> [Work to complete]: Pull out the lines running from the one with "Write the TikZ code for this diagram." to the one with "(0,0) rectangle (3887,1498);", inclusive, word for word. Drop any picture.
'''
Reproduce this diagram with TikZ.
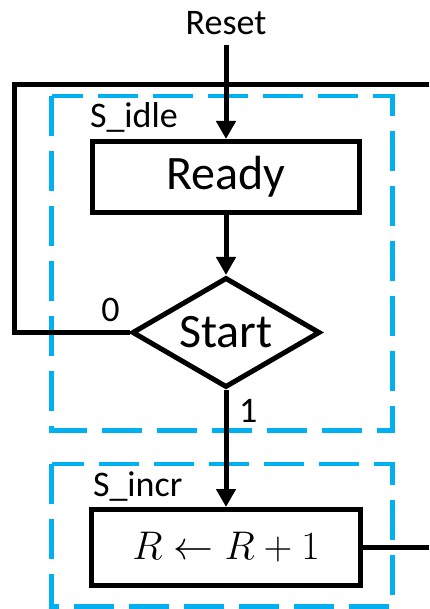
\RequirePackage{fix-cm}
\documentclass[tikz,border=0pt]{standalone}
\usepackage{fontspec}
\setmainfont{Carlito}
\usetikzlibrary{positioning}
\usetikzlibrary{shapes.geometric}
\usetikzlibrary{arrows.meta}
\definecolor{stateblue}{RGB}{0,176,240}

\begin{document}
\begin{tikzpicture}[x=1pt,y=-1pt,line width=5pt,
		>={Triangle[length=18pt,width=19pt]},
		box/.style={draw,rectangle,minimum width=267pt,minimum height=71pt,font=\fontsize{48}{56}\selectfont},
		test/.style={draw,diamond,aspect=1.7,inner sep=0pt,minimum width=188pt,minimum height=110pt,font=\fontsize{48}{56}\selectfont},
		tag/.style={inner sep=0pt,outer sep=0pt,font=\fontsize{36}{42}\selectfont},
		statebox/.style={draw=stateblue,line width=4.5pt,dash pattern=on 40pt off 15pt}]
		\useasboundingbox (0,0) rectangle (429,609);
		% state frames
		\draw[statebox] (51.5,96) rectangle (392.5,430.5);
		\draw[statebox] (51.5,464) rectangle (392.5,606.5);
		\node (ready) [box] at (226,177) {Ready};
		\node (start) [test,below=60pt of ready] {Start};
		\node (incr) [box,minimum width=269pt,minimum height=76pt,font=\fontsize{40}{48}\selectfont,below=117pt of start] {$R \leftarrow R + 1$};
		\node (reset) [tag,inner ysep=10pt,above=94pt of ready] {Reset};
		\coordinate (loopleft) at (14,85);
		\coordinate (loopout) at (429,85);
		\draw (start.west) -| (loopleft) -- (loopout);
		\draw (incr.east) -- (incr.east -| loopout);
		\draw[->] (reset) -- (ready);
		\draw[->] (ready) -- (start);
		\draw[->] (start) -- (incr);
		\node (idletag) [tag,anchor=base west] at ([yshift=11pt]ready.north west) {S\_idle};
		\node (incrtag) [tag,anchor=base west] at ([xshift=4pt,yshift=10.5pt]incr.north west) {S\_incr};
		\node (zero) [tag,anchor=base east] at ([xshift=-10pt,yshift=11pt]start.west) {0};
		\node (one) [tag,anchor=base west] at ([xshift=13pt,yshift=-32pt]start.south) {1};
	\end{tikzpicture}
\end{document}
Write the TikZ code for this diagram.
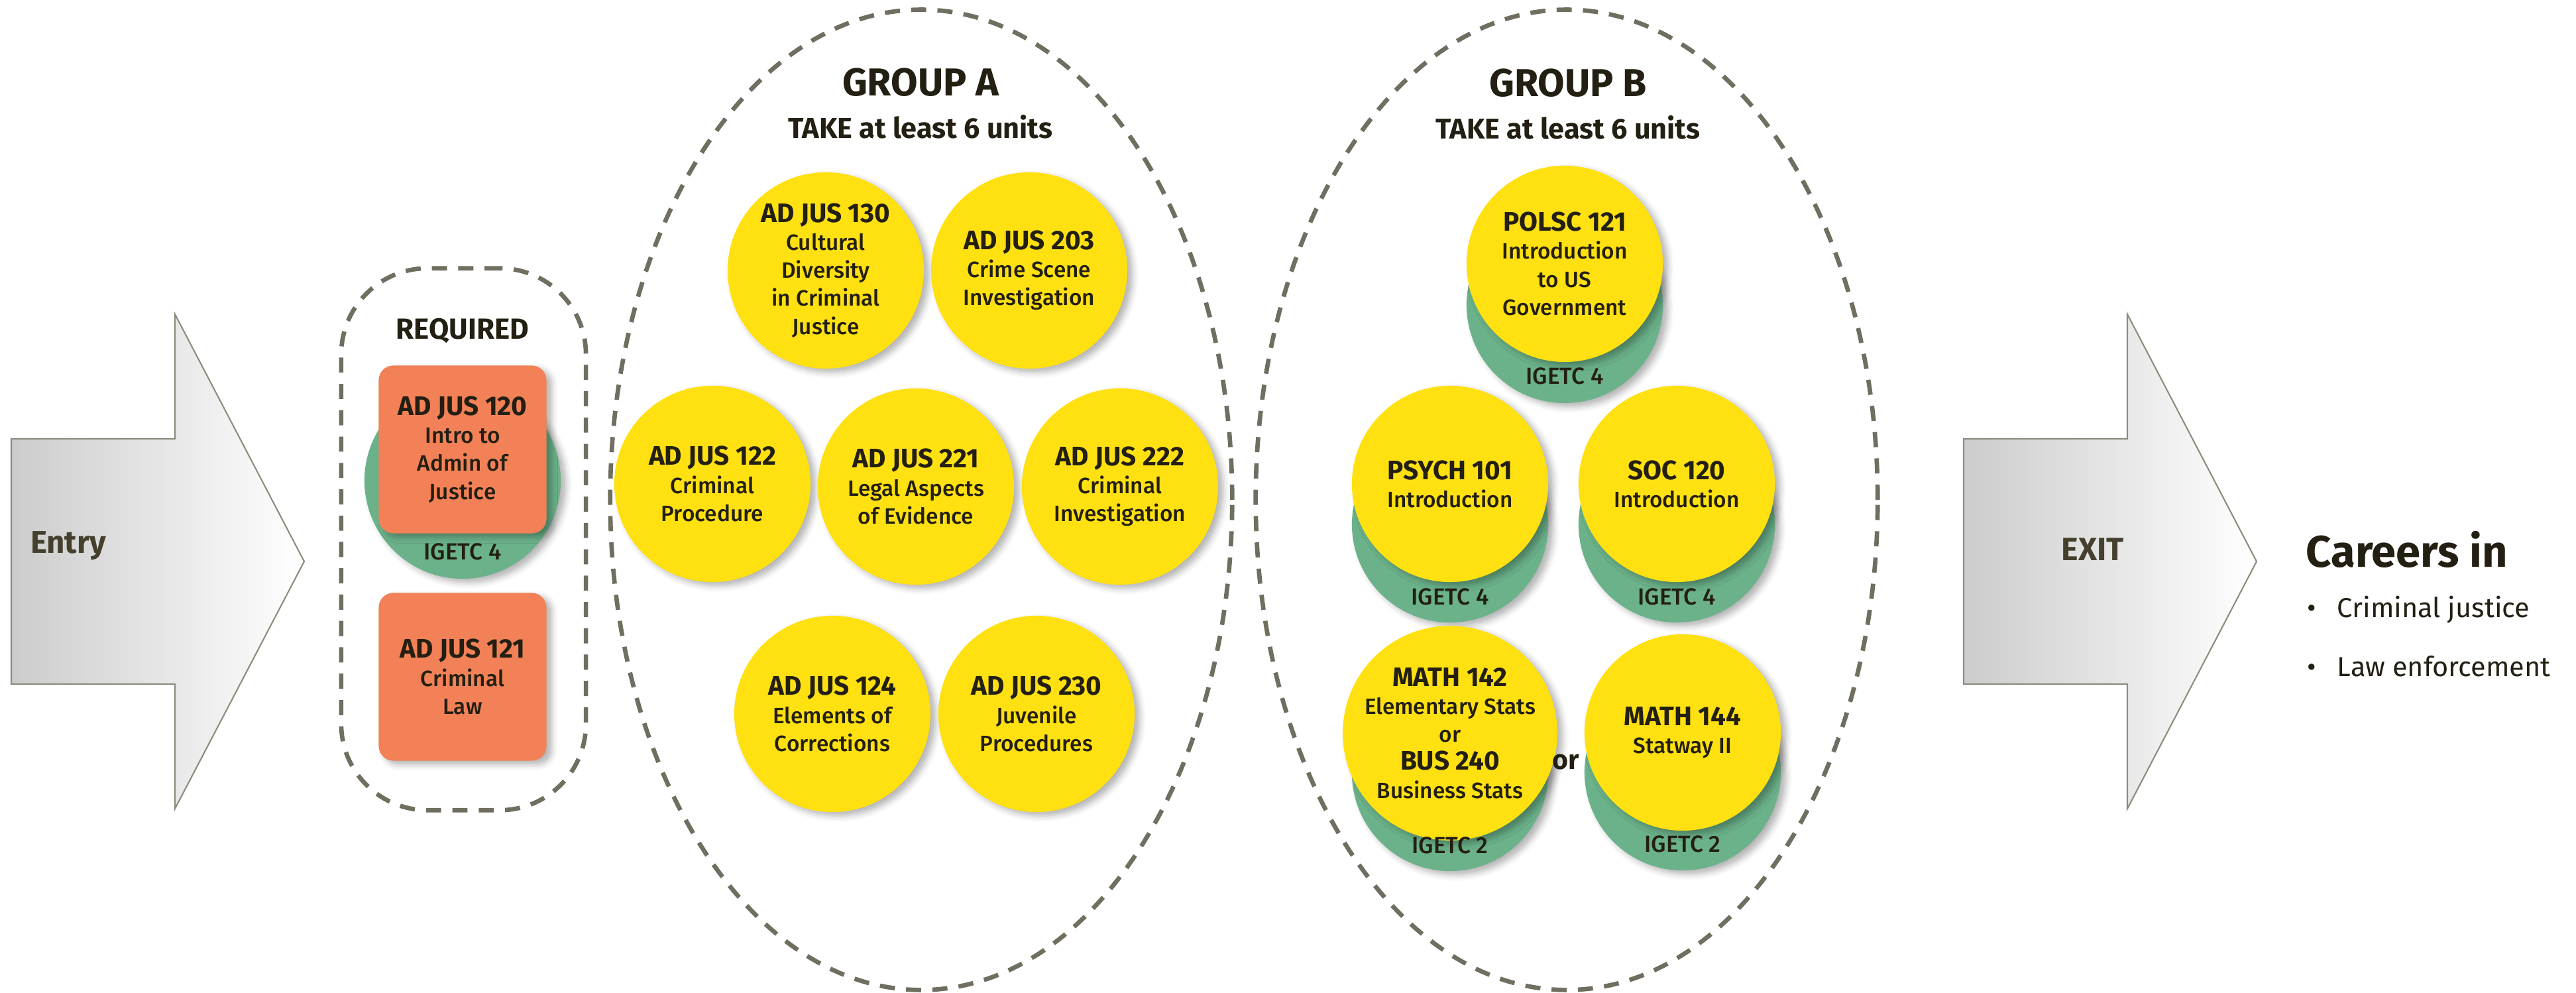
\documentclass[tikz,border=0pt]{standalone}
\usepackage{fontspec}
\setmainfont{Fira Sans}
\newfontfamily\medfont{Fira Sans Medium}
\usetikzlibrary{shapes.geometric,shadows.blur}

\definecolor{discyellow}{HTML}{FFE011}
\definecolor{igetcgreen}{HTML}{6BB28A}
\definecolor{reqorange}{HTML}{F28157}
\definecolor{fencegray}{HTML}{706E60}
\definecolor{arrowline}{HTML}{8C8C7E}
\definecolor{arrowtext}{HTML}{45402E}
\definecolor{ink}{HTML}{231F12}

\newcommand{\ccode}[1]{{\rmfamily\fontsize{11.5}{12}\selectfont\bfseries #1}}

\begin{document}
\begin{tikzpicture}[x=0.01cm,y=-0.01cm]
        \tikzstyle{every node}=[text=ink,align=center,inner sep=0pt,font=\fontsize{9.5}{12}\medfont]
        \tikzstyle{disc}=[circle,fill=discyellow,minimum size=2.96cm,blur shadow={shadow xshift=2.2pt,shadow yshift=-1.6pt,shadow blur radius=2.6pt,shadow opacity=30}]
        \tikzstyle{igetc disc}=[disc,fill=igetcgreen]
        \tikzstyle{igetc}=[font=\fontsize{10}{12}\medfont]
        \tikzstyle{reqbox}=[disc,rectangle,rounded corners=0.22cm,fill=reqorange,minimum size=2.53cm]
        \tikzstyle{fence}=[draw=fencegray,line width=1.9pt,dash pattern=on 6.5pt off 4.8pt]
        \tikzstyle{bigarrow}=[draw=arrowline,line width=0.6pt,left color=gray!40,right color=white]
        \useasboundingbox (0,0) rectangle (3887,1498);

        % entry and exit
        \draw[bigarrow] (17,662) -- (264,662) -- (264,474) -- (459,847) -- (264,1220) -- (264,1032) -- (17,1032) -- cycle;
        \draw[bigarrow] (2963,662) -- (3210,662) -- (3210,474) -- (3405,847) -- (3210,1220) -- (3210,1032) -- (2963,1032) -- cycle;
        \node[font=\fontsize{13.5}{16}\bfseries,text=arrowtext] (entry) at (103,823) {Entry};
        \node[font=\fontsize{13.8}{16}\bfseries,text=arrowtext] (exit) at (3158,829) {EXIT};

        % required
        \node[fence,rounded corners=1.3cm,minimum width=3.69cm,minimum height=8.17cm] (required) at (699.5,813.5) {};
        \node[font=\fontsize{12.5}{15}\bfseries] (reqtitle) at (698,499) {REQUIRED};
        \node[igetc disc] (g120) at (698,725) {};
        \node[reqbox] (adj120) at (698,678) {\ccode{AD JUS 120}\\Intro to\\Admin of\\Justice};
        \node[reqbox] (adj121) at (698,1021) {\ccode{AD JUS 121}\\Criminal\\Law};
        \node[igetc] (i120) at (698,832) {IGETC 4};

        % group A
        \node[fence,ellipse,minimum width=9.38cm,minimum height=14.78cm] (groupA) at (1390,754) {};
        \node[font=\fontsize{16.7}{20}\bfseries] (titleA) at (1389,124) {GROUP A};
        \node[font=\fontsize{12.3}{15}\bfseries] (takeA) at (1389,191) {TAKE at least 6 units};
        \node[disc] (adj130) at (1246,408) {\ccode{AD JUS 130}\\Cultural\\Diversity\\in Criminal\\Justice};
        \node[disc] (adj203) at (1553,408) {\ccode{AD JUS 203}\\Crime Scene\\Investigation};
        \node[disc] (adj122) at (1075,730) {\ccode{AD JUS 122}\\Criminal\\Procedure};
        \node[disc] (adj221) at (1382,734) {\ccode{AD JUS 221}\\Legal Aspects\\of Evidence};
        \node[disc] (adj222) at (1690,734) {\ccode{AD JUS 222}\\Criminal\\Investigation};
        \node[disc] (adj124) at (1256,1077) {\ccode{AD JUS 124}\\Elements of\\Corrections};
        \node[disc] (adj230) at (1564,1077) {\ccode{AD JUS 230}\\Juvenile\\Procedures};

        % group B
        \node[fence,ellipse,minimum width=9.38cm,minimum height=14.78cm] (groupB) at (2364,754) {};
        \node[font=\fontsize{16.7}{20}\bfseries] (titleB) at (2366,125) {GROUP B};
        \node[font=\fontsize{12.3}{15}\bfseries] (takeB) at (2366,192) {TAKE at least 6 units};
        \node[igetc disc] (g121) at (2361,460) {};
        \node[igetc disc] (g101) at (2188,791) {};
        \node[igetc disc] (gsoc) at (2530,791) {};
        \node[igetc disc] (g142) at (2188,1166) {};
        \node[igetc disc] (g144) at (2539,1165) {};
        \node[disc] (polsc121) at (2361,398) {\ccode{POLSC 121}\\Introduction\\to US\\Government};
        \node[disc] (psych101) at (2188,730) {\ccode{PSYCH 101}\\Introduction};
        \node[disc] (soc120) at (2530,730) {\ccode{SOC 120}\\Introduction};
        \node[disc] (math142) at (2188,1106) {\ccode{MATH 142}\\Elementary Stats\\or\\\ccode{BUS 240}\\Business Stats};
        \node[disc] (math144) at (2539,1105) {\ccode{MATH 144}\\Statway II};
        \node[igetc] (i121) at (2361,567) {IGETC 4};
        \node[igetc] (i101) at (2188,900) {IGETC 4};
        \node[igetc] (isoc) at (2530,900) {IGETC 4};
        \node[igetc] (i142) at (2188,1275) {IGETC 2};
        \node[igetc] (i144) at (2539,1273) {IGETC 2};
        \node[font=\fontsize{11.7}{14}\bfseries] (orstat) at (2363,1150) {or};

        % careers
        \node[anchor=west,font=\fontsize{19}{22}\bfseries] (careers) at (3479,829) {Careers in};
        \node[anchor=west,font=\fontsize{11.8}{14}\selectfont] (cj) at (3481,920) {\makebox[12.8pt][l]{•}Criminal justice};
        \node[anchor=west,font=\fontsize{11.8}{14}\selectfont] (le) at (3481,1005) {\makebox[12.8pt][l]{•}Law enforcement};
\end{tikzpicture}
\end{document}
'''
> [Finished task]:
Write the TikZ code for this diagram.
\documentclass[tikz,border=0pt]{standalone}
\usepackage{fontspec}
\setmainfont{Fira Sans}
\newfontfamily\medfont{Fira Sans Medium}
\usetikzlibrary{shapes.geometric,shadows.blur}

\definecolor{discyellow}{HTML}{FFE011}
\definecolor{igetcgreen}{HTML}{6BB28A}
\definecolor{reqorange}{HTML}{F28157}
\definecolor{fencegray}{HTML}{706E60}
\definecolor{arrowline}{HTML}{8C8C7E}
\definecolor{arrowtext}{HTML}{45402E}
\definecolor{ink}{HTML}{231F12}

\newcommand{\ccode}[1]{{\rmfamily\fontsize{11.5}{12}\selectfont\bfseries #1}}

\begin{document}
\begin{tikzpicture}[x=0.01cm,y=-0.01cm]
        \tikzstyle{every node}=[text=ink,align=center,inner sep=0pt,font=\fontsize{9.5}{12}\medfont]
        \tikzstyle{disc}=[circle,fill=discyellow,minimum size=2.96cm,blur shadow={shadow xshift=2.2pt,shadow yshift=-1.6pt,shadow blur radius=2.6pt,shadow opacity=30}]
        \tikzstyle{igetc disc}=[disc,fill=igetcgreen]
        \tikzstyle{igetc}=[font=\fontsize{10}{12}\medfont]
        \tikzstyle{reqbox}=[disc,rectangle,rounded corners=0.22cm,fill=reqorange,minimum size=2.53cm]
        \tikzstyle{fence}=[draw=fencegray,line width=1.9pt,dash pattern=on 6.5pt off 4.8pt]
        \tikzstyle{bigarrow}=[draw=arrowline,line width=0.6pt,left color=gray!40,right color=white]
        \useasboundingbox (0,0) rectangle (3887,1498);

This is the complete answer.